:: Requirement ::
Extract each line containing the string "this".

:: Recorded information ::
--------------------

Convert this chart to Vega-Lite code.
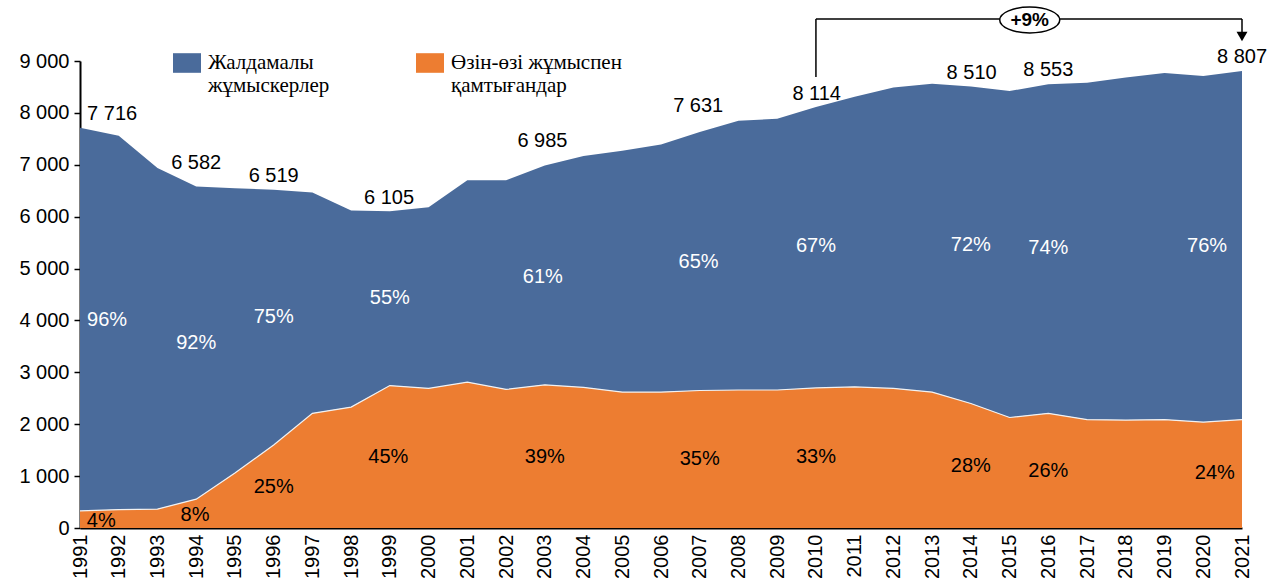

--------------------

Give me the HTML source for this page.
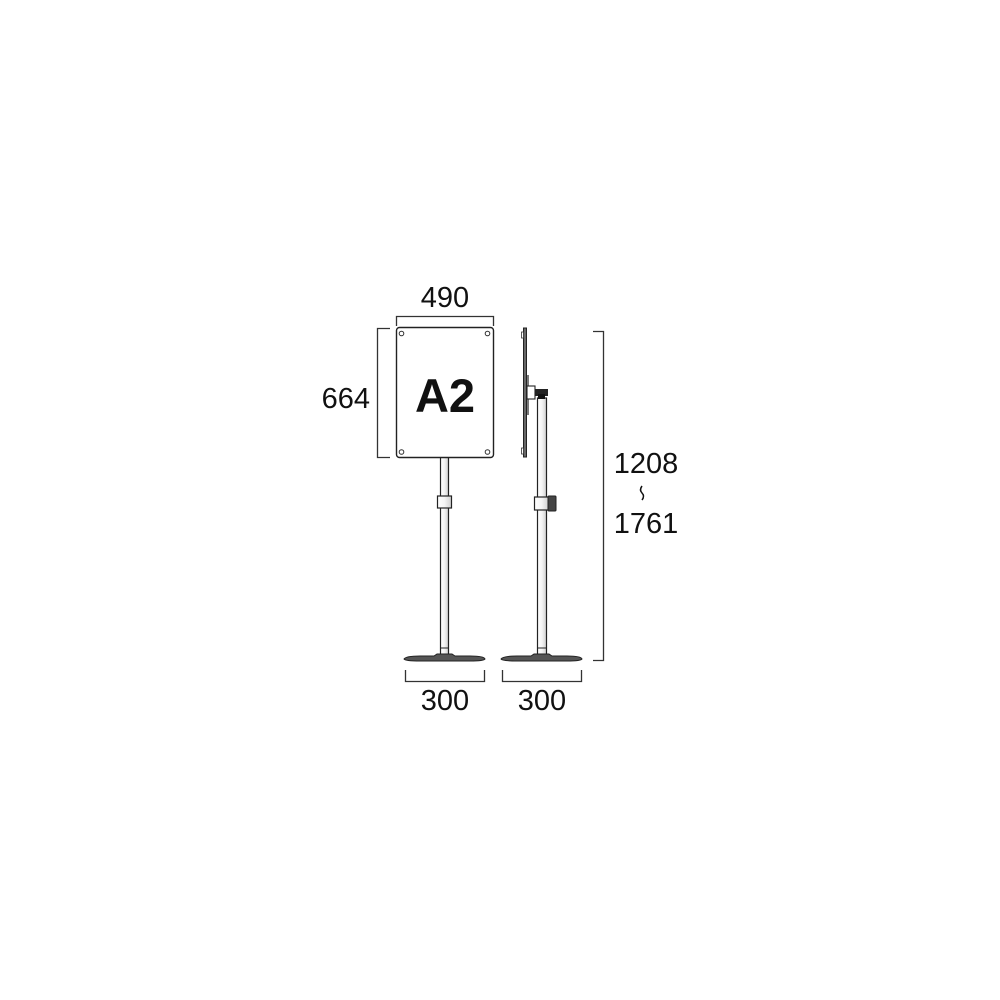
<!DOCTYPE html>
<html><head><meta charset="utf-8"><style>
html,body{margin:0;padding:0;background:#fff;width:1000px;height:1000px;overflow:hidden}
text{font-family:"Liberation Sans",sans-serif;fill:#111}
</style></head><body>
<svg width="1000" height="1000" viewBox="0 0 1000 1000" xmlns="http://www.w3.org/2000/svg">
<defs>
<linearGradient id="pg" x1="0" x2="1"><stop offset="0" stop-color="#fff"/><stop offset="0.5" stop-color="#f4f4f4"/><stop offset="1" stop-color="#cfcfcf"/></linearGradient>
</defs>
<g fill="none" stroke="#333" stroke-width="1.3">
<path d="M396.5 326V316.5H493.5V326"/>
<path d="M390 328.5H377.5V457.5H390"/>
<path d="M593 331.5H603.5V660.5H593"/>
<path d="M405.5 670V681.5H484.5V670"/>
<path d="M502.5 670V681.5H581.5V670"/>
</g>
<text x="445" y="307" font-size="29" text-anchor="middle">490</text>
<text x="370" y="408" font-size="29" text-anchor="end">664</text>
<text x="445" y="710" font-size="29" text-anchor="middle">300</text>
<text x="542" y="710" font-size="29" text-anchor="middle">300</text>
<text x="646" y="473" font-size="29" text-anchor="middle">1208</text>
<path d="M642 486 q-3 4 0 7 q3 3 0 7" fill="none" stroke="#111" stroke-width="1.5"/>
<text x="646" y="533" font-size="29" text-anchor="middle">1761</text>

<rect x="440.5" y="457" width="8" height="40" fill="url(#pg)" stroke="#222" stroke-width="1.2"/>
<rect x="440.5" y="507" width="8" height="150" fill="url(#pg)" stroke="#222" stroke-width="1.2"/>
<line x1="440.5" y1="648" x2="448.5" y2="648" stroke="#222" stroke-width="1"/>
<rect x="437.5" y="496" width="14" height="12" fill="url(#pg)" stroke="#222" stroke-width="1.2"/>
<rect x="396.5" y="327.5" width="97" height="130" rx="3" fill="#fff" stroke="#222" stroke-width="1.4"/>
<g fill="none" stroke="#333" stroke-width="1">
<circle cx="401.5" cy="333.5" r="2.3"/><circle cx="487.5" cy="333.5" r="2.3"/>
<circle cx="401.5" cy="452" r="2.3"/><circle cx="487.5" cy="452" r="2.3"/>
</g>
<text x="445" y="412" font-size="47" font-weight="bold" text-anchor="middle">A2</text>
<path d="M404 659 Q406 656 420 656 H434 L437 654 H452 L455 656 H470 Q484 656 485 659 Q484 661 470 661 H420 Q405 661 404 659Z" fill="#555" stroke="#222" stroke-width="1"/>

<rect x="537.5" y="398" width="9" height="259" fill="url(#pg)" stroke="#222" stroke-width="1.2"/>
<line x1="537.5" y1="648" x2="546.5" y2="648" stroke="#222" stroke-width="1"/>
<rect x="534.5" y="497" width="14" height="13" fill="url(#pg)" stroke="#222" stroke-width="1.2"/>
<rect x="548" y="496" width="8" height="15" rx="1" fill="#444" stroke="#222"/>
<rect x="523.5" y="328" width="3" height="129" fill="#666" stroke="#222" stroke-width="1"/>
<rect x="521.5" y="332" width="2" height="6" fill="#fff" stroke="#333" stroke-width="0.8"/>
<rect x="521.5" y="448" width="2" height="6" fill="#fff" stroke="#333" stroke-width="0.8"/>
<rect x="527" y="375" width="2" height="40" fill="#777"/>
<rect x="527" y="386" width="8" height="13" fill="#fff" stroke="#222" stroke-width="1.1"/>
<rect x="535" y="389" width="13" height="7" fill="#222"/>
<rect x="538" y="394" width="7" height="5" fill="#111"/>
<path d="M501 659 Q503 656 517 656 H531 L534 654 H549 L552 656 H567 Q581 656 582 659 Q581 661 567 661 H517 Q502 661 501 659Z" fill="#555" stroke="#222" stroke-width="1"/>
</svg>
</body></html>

--------------------

:: The result ::
Convert this chart to Vega-Lite code.
Give me the HTML source for this page.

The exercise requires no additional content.